--- Start ---
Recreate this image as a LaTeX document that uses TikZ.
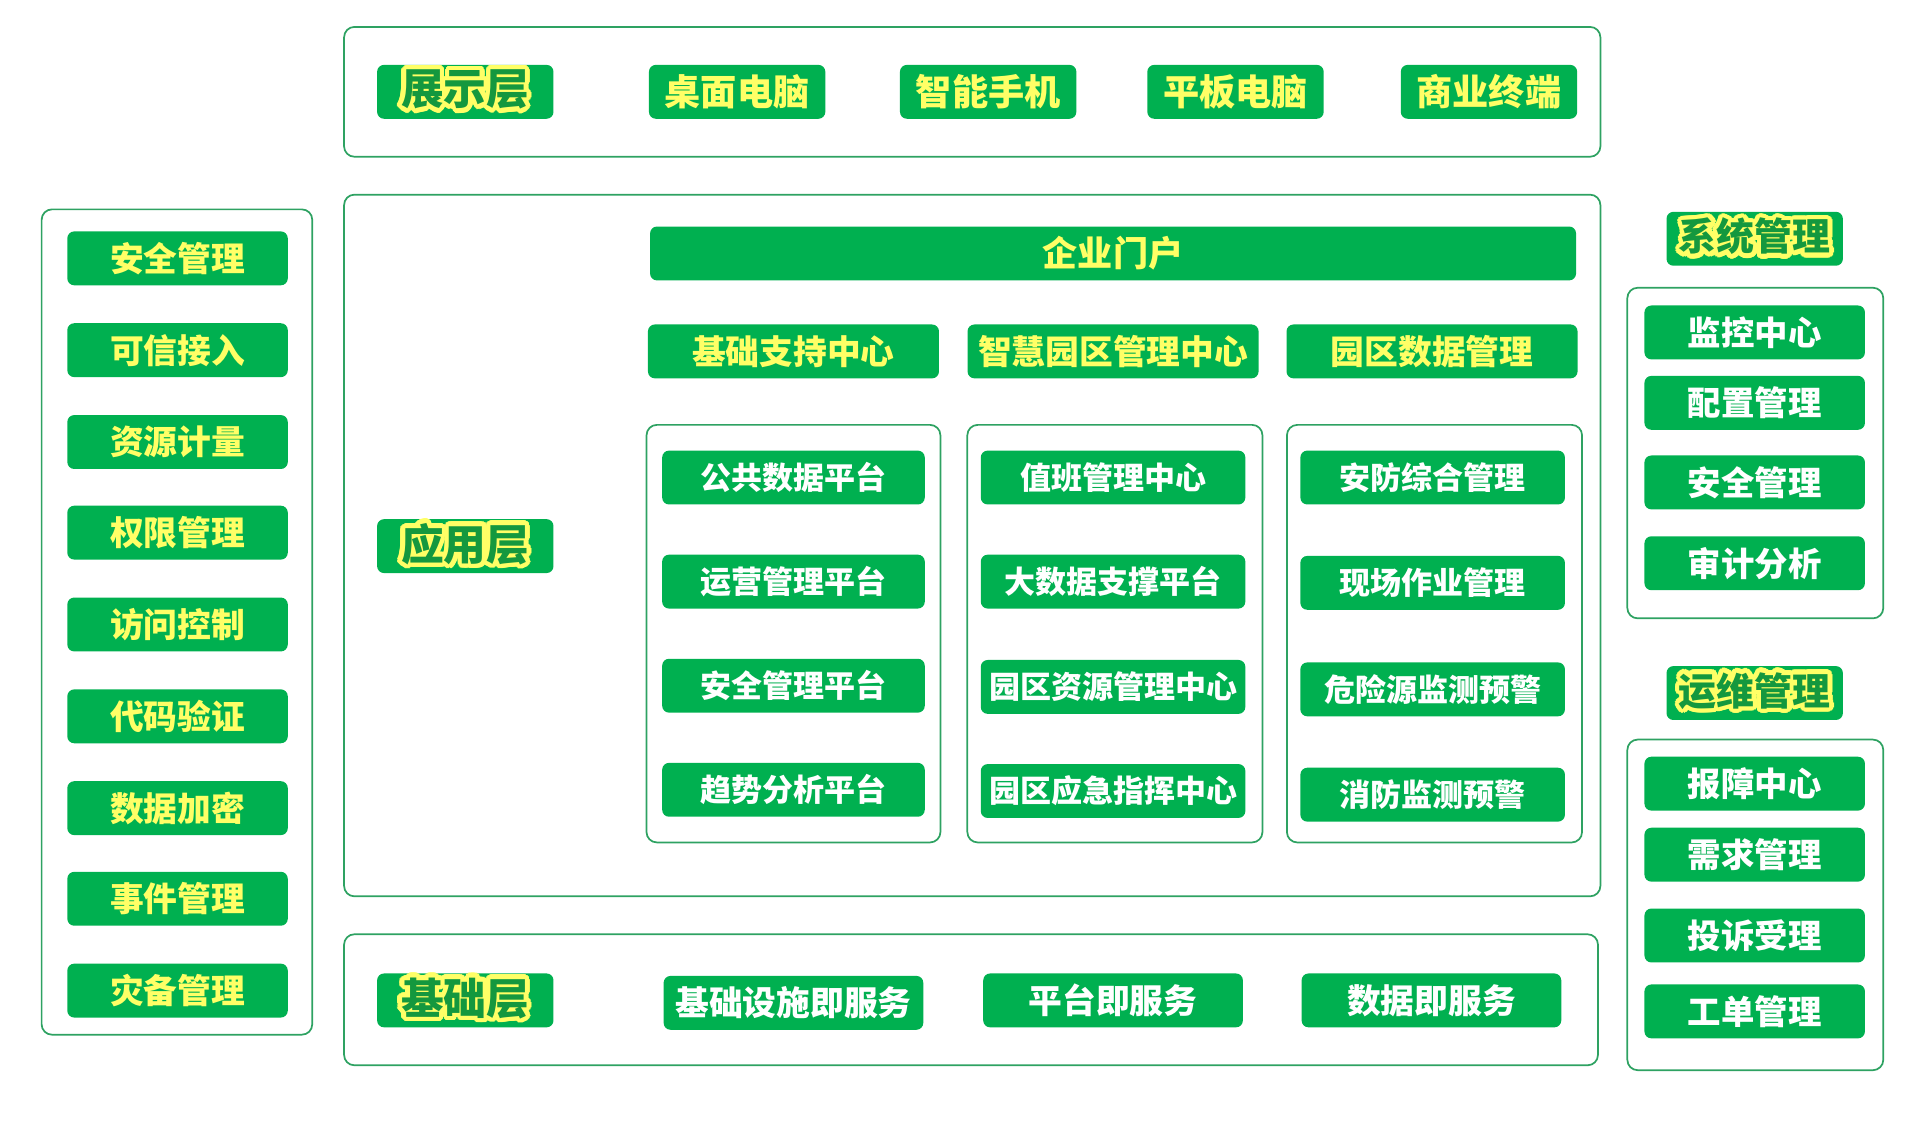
\documentclass[tikz,border=0pt]{standalone}
\usepackage{fontspec}
\usepackage{xcolor}
\usepackage[copies]{contour}
\usetikzlibrary{
    positioning,
    calc
}
\newfontfamily\cjk{Noto Sans CJK SC}
\definecolor{VerdeCaixa}{HTML}{00B050}
\definecolor{VerdeBorda}{HTML}{2EA262}
\definecolor{VerdeEscuro}{HTML}{14983E}
\definecolor{Amarelo}{HTML}{FFFF66}
\definecolor{Branco}{HTML}{FFFFFF}
\contourlength{1.3pt}
\contournumber{24}

\begin{document}
\begin{tikzpicture}[
                x=0.0125cm, y=-0.0125cm,
                every node/.style={align=center, font=\cjk\bfseries},
                caixa/.style={
                    fill=VerdeCaixa,
                    rounded corners=2pt,
                    inner sep=0pt,
                    minimum height=0.55cm
                },
                rotulo/.style={caixa, text=Amarelo},
                item/.style={caixa, text=Branco},
                camada/.style={
                    caixa,
                    text=VerdeEscuro,
                    minimum width=1.8cm,
                    font=\cjk\bfseries\fontsize{12.4}{14}\selectfont
                },
                moldura/.style={
                    draw=VerdeBorda,
                    line width=0.5pt,
                    rounded corners=3pt
                }
            ]

                \useasboundingbox (0,0) rectangle (1568,932);

                % camada de exibicao
                \draw[moldura] (281,22) rectangle (1307,128);

                \node[camada] (zhanshi) at (380,75)
                    {\contour{Amarelo}{展示层}};

                \node[rotulo, minimum width=1.8cm,
                    font=\cjk\bfseries\fontsize{10.5}{12}\selectfont]
                    (zhuomian) at (602,75) {桌面电脑};
                \node[rotulo, minimum width=1.8cm,
                    font=\cjk\bfseries\fontsize{10.5}{12}\selectfont]
                    (shouji) at (807,75) {智能手机};
                \node[rotulo, minimum width=1.8cm,
                    font=\cjk\bfseries\fontsize{10.5}{12}\selectfont]
                    (pingban) at (1009,75) {平板电脑};
                \node[rotulo, minimum width=1.8cm,
                    font=\cjk\bfseries\fontsize{10.5}{12}\selectfont]
                    (shangye) at (1216,75) {商业终端};

                % camada de aplicacao
                \draw[moldura] (281,159) rectangle (1307,732);

                \node[camada] (yingyong) at (380,446)
                    {\contour{Amarelo}{应用层}};

                \node[rotulo, minimum width=9.45cm,
                    font=\cjk\bfseries\fontsize{10.2}{12}\selectfont]
                    (menhu) at (909,207) {企业门户};

                \node[rotulo, minimum width=2.97cm,
                    font=\cjk\bfseries\fontsize{9.8}{12}\selectfont]
                    (jichu) at (648,287) {基础支持中心};
                \node[rotulo, minimum width=2.97cm,
                    font=\cjk\bfseries\fontsize{9.8}{12}\selectfont]
                    (zhihui) at (909,287) {智慧园区管理中心};
                \node[rotulo, minimum width=2.97cm,
                    font=\cjk\bfseries\fontsize{9.8}{12}\selectfont]
                    (shuju) at (1169.5,287) {园区数据管理};

                \draw[moldura] (528,347) rectangle (768,688);
                \draw[moldura] (790,347) rectangle (1031,688);
                \draw[moldura] (1051,347) rectangle (1292,688);

                \node[item, minimum width=2.68cm,
                    font=\cjk\bfseries\fontsize{9}{11}\selectfont]
                    (gonggong) at (648,390) {公共数据平台};
                \node[item, minimum width=2.68cm,
                    font=\cjk\bfseries\fontsize{9}{11}\selectfont]
                    (yunying) at (648,475) {运营管理平台};
                \node[item, minimum width=2.68cm,
                    font=\cjk\bfseries\fontsize{9}{11}\selectfont]
                    (anquanpt) at (648,560) {安全管理平台};
                \node[item, minimum width=2.68cm,
                    font=\cjk\bfseries\fontsize{9}{11}\selectfont]
                    (qushi) at (648,645) {趋势分析平台};

                \node[item, minimum width=2.7cm,
                    font=\cjk\bfseries\fontsize{9}{11}\selectfont]
                    (zhiban) at (909,390) {值班管理中心};
                \node[item, minimum width=2.7cm,
                    font=\cjk\bfseries\fontsize{9}{11}\selectfont]
                    (dashuju) at (909,475) {大数据支撑平台};
                \node[item, minimum width=2.7cm,
                    font=\cjk\bfseries\fontsize{9}{11}\selectfont]
                    (ziyuan) at (909,561) {园区资源管理中心};
                \node[item, minimum width=2.7cm,
                    font=\cjk\bfseries\fontsize{9}{11}\selectfont]
                    (yingji) at (909,646) {园区应急指挥中心};

                \node[item, minimum width=2.7cm,
                    font=\cjk\bfseries\fontsize{9}{11}\selectfont]
                    (anfang) at (1170,390) {安防综合管理};
                \node[item, minimum width=2.7cm,
                    font=\cjk\bfseries\fontsize{9}{11}\selectfont]
                    (xianchang) at (1170,476) {现场作业管理};
                \node[item, minimum width=2.7cm,
                    font=\cjk\bfseries\fontsize{9}{11}\selectfont]
                    (weixian) at (1170,563) {危险源监测预警};
                \node[item, minimum width=2.7cm,
                    font=\cjk\bfseries\fontsize{9}{11}\selectfont]
                    (xiaofang) at (1170,649) {消防监测预警};

                % camada de base
                \draw[moldura] (281,763) rectangle (1305,870);

                \node[camada] (jichuceng) at (380,817)
                    {\contour{Amarelo}{基础层}};

                \node[item, minimum width=2.65cm,
                    font=\cjk\bfseries\fontsize{9.8}{12}\selectfont]
                    (iaas) at (648,819) {基础设施即服务};
                \node[item, minimum width=2.65cm,
                    font=\cjk\bfseries\fontsize{9.8}{12}\selectfont]
                    (paas) at (909,817) {平台即服务};
                \node[item, minimum width=2.65cm,
                    font=\cjk\bfseries\fontsize{9.8}{12}\selectfont]
                    (daas) at (1169,817) {数据即服务};

                % coluna da esquerda
                \draw[moldura] (34,171) rectangle (255,845);

                \node[rotulo, minimum width=2.25cm,
                    font=\cjk\bfseries\fontsize{9.8}{12}\selectfont]
                    (anquan) at (145,211) {安全管理};
                \node[rotulo, minimum width=2.25cm,
                    font=\cjk\bfseries\fontsize{9.8}{12}\selectfont]
                    (kexin) at (145,286) {可信接入};
                \node[rotulo, minimum width=2.25cm,
                    font=\cjk\bfseries\fontsize{9.8}{12}\selectfont]
                    (jiliang) at (145,361) {资源计量};
                \node[rotulo, minimum width=2.25cm,
                    font=\cjk\bfseries\fontsize{9.8}{12}\selectfont]
                    (quanxian) at (145,435) {权限管理};
                \node[rotulo, minimum width=2.25cm,
                    font=\cjk\bfseries\fontsize{9.8}{12}\selectfont]
                    (fangwen) at (145,510) {访问控制};
                \node[rotulo, minimum width=2.25cm,
                    font=\cjk\bfseries\fontsize{9.8}{12}\selectfont]
                    (daima) at (145,585) {代码验证};
                \node[rotulo, minimum width=2.25cm,
                    font=\cjk\bfseries\fontsize{9.8}{12}\selectfont]
                    (jiami) at (145,660) {数据加密};
                \node[rotulo, minimum width=2.25cm,
                    font=\cjk\bfseries\fontsize{9.8}{12}\selectfont]
                    (shijian) at (145,734) {事件管理};
                \node[rotulo, minimum width=2.25cm,
                    font=\cjk\bfseries\fontsize{9.8}{12}\selectfont]
                    (zaibei) at (145,809) {灾备管理};

                % coluna da direita
                \node[camada, font=\cjk\bfseries\fontsize{11}{13}\selectfont]
                    (xitong) at (1433,195) {\contour{Amarelo}{系统管理}};

                \draw[moldura] (1329,235) rectangle (1538,505);

                \node[item, minimum width=2.25cm,
                    font=\cjk\bfseries\fontsize{9.7}{12}\selectfont]
                    (jiankong) at (1433,271.5) {监控中心};
                \node[item, minimum width=2.25cm,
                    font=\cjk\bfseries\fontsize{9.7}{12}\selectfont]
                    (peizhi) at (1433,329) {配置管理};
                \node[item, minimum width=2.25cm,
                    font=\cjk\bfseries\fontsize{9.7}{12}\selectfont]
                    (anquanxt) at (1433,394) {安全管理};
                \node[item, minimum width=2.25cm,
                    font=\cjk\bfseries\fontsize{9.7}{12}\selectfont]
                    (shenji) at (1433,460) {审计分析};

                \node[camada, font=\cjk\bfseries\fontsize{11}{13}\selectfont]
                    (yunwei) at (1433,566) {\contour{Amarelo}{运维管理}};

                \draw[moldura] (1329,604) rectangle (1538,874);

                \node[item, minimum width=2.25cm,
                    font=\cjk\bfseries\fontsize{9.7}{12}\selectfont]
                    (baozhang) at (1433,640) {报障中心};
                \node[item, minimum width=2.25cm,
                    font=\cjk\bfseries\fontsize{9.7}{12}\selectfont]
                    (xuqiu) at (1433,698) {需求管理};
                \node[item, minimum width=2.25cm,
                    font=\cjk\bfseries\fontsize{9.7}{12}\selectfont]
                    (tousu) at (1433,764) {投诉受理};
                \node[item, minimum width=2.25cm,
                    font=\cjk\bfseries\fontsize{9.7}{12}\selectfont]
                    (gongdan) at (1433,826) {工单管理};

            \end{tikzpicture}
\end{document}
--- End ---
Exercise goal » Set the lines above down again, word for word, from the first through the one containing "(shangye) at (1216,75)"; pictures excluded.

Final answer »
Recreate this image as a LaTeX document that uses TikZ.
\documentclass[tikz,border=0pt]{standalone}
\usepackage{fontspec}
\usepackage{xcolor}
\usepackage[copies]{contour}
\usetikzlibrary{
    positioning,
    calc
}
\newfontfamily\cjk{Noto Sans CJK SC}
\definecolor{VerdeCaixa}{HTML}{00B050}
\definecolor{VerdeBorda}{HTML}{2EA262}
\definecolor{VerdeEscuro}{HTML}{14983E}
\definecolor{Amarelo}{HTML}{FFFF66}
\definecolor{Branco}{HTML}{FFFFFF}
\contourlength{1.3pt}
\contournumber{24}

\begin{document}
\begin{tikzpicture}[
                x=0.0125cm, y=-0.0125cm,
                every node/.style={align=center, font=\cjk\bfseries},
                caixa/.style={
                    fill=VerdeCaixa,
                    rounded corners=2pt,
                    inner sep=0pt,
                    minimum height=0.55cm
                },
                rotulo/.style={caixa, text=Amarelo},
                item/.style={caixa, text=Branco},
                camada/.style={
                    caixa,
                    text=VerdeEscuro,
                    minimum width=1.8cm,
                    font=\cjk\bfseries\fontsize{12.4}{14}\selectfont
                },
                moldura/.style={
                    draw=VerdeBorda,
                    line width=0.5pt,
                    rounded corners=3pt
                }
            ]

                \useasboundingbox (0,0) rectangle (1568,932);

                % camada de exibicao
                \draw[moldura] (281,22) rectangle (1307,128);

                \node[camada] (zhanshi) at (380,75)
                    {\contour{Amarelo}{展示层}};

                \node[rotulo, minimum width=1.8cm,
                    font=\cjk\bfseries\fontsize{10.5}{12}\selectfont]
                    (zhuomian) at (602,75) {桌面电脑};
                \node[rotulo, minimum width=1.8cm,
                    font=\cjk\bfseries\fontsize{10.5}{12}\selectfont]
                    (shouji) at (807,75) {智能手机};
                \node[rotulo, minimum width=1.8cm,
                    font=\cjk\bfseries\fontsize{10.5}{12}\selectfont]
                    (pingban) at (1009,75) {平板电脑};
                \node[rotulo, minimum width=1.8cm,
                    font=\cjk\bfseries\fontsize{10.5}{12}\selectfont]
                    (shangye) at (1216,75) {商业终端};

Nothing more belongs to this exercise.